Univariate Statistics and Crosstabulation Analysis (HW1)
Date Assigned: Week 2
Due Date: Week 3
Students are strongly advised to work with a partner in preparing a joint submission for this assignment. Both partners names should appear on the assignment.
For this assignment you may use any of the 2016 or 2017 Statewide data sets available from the Public Policy Institute of California (PPIC). All the PPIC data are available for download at: http://www.ppic.org/main/dataSet.asp?i=1823
Some are available on the Data Link on the DataArt.ca website.
Please note that while each of the PPIC datasets contain the results of a full scale survey sample of the California population, the number of variables contained in each of these data sets is relatively small. While this makes them easy with which to work for this first assignment, these data sets may not contain a sufficient range of variables to complete all the assignments for POLI 101. So keep in mind that this is a first effort and that you are likely also to investigate further topics at a later date.
Students may find that the PEW surveys and World Values Survey data sets available on the DataArt.ca website may be good alternatives that provide a broader range of variables. If you do choose to work with the WVS, please work with the data from only one country. Other data sets, such as the ANES 2016 or the 2016 Pretest data, may be used with explicit, written approval from the instructor.
In this and all assignments, examples provided in lectures or labs may not be used.
This assignment provides you (and your partner) with an opportunity to select an indictor for a dependent variable (DV) and two independent variables (IVs). In choosing indicators with which to work, please review the relevant codebook for the data set selected. Then work with SPSS to ensure that all three selected indicators (one DV & 2 IVs) have sufficient variation for analysis. Ideally, responses should be relatively evenly divided among the values (or categories) of a variable’s indicator. In any case, no more than 85 percent of the cases should be concentrated in one value. Details on working with SPSS are available in the online Labs available on the course website at: DataArt.ca.
Once you have selected your indicators, please describe them using univariate statistics; then hypothesize expected relationships between your dependent and independent variables; run the relevant crosstabulations using SPSS; and finally summarize your findings in terms of the support they offer for your hypotheses.
Examples of such tables and instructions on constructing them are contained in the labs.
There are several steps to this assignment. Please refer to these in completing your report
1) Select an indicator to measure your dependent variable (Y). In describing the indicator, be sure to:
- Specify the dataset you are using in this assignment.
- Include the indicator’s name, a short description of it and the full wording of the indicator. Clearly state the concept that you think the indicator is measuring.

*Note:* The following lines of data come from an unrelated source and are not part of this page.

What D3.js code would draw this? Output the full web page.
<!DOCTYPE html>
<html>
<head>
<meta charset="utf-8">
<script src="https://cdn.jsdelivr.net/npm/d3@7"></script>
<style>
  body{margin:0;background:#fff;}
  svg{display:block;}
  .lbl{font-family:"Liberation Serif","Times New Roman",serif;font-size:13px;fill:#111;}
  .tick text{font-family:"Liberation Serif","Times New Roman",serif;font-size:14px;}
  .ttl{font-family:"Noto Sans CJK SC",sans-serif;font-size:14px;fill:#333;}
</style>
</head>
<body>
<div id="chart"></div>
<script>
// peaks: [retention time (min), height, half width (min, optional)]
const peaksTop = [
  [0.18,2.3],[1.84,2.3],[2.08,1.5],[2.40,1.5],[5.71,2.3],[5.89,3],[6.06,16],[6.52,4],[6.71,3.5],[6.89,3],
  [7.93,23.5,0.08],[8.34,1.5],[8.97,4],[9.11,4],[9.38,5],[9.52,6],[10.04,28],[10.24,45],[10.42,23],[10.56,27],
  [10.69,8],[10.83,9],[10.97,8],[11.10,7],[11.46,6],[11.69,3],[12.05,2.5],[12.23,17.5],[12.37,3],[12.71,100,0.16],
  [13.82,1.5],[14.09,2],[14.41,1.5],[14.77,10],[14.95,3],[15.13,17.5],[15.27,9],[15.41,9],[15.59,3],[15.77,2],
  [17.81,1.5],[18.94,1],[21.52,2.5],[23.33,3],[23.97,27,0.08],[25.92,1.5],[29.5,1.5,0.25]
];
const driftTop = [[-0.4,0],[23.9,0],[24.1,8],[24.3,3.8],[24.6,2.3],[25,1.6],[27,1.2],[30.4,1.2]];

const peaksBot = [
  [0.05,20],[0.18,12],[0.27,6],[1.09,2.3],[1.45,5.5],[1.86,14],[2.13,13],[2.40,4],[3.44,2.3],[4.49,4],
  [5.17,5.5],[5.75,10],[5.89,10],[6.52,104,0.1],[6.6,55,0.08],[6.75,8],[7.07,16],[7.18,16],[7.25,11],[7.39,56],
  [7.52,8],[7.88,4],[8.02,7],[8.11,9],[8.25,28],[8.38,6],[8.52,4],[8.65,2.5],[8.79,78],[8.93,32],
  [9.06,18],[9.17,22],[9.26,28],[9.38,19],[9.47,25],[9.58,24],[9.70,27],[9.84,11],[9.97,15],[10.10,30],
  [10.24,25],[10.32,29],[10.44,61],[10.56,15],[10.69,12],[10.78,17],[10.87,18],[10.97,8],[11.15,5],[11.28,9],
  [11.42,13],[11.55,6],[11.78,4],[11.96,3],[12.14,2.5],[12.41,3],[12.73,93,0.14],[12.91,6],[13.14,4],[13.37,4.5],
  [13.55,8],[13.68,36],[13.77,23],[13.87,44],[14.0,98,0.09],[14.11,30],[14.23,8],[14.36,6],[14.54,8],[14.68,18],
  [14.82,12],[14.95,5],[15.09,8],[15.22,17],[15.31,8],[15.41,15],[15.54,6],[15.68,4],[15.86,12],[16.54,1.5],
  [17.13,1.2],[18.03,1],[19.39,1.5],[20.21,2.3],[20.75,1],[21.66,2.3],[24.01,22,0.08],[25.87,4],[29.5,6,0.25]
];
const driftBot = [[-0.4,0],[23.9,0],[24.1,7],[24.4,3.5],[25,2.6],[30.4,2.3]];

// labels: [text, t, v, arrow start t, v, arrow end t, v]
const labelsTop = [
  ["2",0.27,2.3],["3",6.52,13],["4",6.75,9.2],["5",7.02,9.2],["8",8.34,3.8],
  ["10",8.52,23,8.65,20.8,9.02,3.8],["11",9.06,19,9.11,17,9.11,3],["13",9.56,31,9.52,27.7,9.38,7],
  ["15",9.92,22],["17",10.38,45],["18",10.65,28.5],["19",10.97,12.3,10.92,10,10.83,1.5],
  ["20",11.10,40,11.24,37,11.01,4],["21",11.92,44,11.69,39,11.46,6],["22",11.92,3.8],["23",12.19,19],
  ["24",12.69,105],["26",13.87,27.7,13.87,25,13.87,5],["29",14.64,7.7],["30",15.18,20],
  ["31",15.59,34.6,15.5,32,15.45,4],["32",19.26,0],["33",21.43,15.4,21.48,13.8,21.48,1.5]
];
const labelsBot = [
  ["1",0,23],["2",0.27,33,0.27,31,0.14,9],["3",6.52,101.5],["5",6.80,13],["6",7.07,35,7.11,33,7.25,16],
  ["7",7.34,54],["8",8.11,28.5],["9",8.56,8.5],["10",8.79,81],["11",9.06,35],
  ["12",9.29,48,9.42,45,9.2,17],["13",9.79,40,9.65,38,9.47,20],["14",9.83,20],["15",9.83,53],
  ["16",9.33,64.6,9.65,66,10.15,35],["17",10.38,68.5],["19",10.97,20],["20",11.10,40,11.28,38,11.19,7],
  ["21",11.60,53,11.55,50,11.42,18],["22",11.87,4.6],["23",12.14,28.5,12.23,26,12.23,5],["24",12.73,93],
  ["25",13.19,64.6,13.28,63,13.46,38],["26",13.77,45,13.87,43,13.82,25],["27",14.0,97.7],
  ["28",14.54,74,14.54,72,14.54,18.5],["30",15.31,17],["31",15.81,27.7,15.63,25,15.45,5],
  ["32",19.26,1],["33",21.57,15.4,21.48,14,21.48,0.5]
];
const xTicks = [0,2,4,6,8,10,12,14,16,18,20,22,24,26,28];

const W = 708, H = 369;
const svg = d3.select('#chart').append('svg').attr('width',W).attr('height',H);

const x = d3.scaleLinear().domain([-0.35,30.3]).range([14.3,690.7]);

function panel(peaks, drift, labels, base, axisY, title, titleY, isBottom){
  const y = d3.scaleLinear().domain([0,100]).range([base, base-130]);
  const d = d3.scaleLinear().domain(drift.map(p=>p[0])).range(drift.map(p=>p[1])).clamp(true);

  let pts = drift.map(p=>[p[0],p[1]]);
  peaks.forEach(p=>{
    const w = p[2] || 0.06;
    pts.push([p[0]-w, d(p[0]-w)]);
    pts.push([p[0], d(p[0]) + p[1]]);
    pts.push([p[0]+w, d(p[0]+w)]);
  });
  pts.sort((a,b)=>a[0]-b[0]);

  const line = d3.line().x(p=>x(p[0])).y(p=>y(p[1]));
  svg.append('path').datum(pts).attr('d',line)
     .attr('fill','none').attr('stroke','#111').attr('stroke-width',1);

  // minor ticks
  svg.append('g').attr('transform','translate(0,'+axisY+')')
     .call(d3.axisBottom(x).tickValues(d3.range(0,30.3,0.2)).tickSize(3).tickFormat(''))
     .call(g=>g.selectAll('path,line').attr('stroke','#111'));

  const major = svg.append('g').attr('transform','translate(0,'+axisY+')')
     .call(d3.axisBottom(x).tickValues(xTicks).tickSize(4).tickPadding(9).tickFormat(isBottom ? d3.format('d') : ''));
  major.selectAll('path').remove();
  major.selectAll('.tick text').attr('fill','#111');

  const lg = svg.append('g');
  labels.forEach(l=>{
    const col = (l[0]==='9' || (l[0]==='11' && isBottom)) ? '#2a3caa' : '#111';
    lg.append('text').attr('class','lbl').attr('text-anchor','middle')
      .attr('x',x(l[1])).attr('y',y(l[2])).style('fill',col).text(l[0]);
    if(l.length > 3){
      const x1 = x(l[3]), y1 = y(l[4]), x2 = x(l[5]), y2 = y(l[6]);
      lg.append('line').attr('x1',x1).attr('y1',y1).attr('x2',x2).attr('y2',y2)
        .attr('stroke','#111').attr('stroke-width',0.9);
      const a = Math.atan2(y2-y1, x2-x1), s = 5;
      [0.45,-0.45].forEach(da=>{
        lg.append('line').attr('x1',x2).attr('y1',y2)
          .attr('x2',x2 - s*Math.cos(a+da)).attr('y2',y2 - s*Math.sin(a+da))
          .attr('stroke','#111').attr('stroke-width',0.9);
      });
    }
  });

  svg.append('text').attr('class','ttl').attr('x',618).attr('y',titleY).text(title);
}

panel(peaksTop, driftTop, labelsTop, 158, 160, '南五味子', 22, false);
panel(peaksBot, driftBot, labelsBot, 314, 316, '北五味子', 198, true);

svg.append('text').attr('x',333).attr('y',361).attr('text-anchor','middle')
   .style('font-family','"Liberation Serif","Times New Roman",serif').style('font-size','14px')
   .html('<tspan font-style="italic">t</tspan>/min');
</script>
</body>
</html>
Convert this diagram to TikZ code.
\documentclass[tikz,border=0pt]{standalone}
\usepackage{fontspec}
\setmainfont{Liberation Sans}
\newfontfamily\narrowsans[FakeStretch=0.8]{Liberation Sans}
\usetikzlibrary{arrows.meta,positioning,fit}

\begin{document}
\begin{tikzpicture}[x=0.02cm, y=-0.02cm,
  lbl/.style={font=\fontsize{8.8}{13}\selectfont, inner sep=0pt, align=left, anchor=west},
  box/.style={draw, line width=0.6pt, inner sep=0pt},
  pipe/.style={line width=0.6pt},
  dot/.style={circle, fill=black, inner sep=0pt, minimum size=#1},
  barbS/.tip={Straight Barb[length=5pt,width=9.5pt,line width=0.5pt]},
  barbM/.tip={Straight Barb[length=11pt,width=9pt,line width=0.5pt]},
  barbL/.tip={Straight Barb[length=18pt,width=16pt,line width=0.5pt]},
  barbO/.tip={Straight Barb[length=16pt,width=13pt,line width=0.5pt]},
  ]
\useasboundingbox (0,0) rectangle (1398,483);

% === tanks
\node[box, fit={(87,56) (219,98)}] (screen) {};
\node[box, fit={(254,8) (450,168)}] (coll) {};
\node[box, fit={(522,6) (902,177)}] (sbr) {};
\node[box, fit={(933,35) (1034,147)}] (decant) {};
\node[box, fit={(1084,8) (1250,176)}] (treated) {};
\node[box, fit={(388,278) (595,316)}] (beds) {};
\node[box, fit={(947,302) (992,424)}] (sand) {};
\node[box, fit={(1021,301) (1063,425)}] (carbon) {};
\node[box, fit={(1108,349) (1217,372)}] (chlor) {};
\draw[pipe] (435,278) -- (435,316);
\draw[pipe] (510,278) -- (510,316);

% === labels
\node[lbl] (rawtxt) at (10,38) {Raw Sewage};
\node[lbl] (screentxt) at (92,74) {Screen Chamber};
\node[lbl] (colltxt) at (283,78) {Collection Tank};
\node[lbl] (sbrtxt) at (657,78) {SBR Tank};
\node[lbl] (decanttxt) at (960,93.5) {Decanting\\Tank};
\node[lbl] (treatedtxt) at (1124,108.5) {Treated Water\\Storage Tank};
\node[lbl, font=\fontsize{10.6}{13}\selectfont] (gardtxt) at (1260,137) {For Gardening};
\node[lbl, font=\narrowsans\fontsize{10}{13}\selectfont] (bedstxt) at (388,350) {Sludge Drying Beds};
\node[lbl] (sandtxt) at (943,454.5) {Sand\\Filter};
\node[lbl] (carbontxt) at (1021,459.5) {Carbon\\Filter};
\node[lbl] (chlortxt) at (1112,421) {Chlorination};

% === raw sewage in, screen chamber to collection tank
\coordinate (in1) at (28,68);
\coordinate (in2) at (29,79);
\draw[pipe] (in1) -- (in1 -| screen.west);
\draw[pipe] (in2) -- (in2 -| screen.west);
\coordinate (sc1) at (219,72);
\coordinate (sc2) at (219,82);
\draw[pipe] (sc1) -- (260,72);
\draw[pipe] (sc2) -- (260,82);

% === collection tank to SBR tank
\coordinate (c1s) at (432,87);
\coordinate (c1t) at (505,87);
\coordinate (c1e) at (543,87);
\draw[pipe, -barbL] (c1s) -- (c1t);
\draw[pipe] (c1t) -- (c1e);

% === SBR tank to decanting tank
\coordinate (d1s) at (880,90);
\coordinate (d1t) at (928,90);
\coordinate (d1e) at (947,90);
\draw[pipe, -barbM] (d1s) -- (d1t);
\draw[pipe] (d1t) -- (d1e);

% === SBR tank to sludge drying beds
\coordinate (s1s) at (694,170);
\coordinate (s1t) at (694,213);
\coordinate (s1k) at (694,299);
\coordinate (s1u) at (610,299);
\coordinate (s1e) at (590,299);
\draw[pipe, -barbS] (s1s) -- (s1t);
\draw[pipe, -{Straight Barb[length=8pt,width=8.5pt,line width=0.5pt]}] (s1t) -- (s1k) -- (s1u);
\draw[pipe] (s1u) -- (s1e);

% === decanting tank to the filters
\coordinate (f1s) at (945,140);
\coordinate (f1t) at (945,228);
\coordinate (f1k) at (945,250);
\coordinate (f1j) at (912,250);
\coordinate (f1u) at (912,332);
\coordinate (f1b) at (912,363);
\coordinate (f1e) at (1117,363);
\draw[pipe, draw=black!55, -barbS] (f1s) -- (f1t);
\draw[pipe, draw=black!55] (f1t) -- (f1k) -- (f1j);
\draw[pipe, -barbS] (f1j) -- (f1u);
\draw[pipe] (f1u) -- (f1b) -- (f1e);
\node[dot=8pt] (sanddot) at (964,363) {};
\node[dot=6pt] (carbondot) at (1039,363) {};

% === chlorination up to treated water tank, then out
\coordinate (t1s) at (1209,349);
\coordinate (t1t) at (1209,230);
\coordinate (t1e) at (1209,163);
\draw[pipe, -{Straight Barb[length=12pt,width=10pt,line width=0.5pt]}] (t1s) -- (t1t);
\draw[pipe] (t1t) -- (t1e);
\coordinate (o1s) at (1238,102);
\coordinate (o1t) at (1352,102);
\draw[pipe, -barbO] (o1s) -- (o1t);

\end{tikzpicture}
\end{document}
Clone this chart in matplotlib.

- Be sure to explain and declare any missing values and make appropriate recodes to the selected indicator of your dependent variable (Y). If there are no missing values to be declared or recodes to be made, explain why. If your indicator has more than 5 categories, consider recoding into fewer categories in order to simplify the interpretation of your crosstabulations. If this recoding alters the concept your indicator is measuring, be sure to reflect this change in your discussion.
2) Run a frequency distribution, and describe the distribution of scores/responses for your indicator of Y with reference to its level of measurement, and appropriate measures of central tendency, dispersion and shape. Be sure to report only relevant statistics. What do these measures reveal, and what ‘story’ do they enable you to tell?
3) Select and describe indicators for two independent variables (X1 & X2) that may explain variation in the dependent variable (Y).
- Again, include their names, a description and full question wording. And clearly state which concepts X1 & X2 are measuring.
- Explain any missing values or recodes in the X1 & X2 indicators. While a full frequency analysis for each IV may be useful, you need not report these in you report.
4) State a hypothesis about the expected relationship between each independent variable and your dependent variable, as well as the rationale behind each hypothesis. While it is not necessary to cite any of the relevant research literature for this particular assignment, it is generally useful to read what others have written relating to your topic.
5) While properly formatted crosstabulations of you DV (Y) and IVs (Xs) are always preferable, for this assignment you may cut and paste into your report the tables and summary measures produced by SPSS. Describe your results in a clear yet concise manner. In doing so be sure to:
- Observe the column percentages, noting any differences across the rows and whether there is an observable pattern/relationship.
- Identify the appropriate measure(s) of association and why they are appropriate.
- Specify the values of the selected measures of association and explain what they tell us about each relationship.
6) Briefly state what the crosstabulations enable you to say about your hypotheses, and why this is the case. Focus on the ‘story’ that these results enable you to tell.
7) Which of the independent variables for which you have indicators (X1 X2) do you think offers the better explanation of variation in the indicator of your dependent variable (Y)? Refer to the evidence available in your crosstabulations as well as to your thinking about the underlying causal mechanisms and broader theoretical considerations. A small summary table similar to that presented near the end of Lab 7 may be useful.
8) Include all your syntax as an attachment to a written assignment.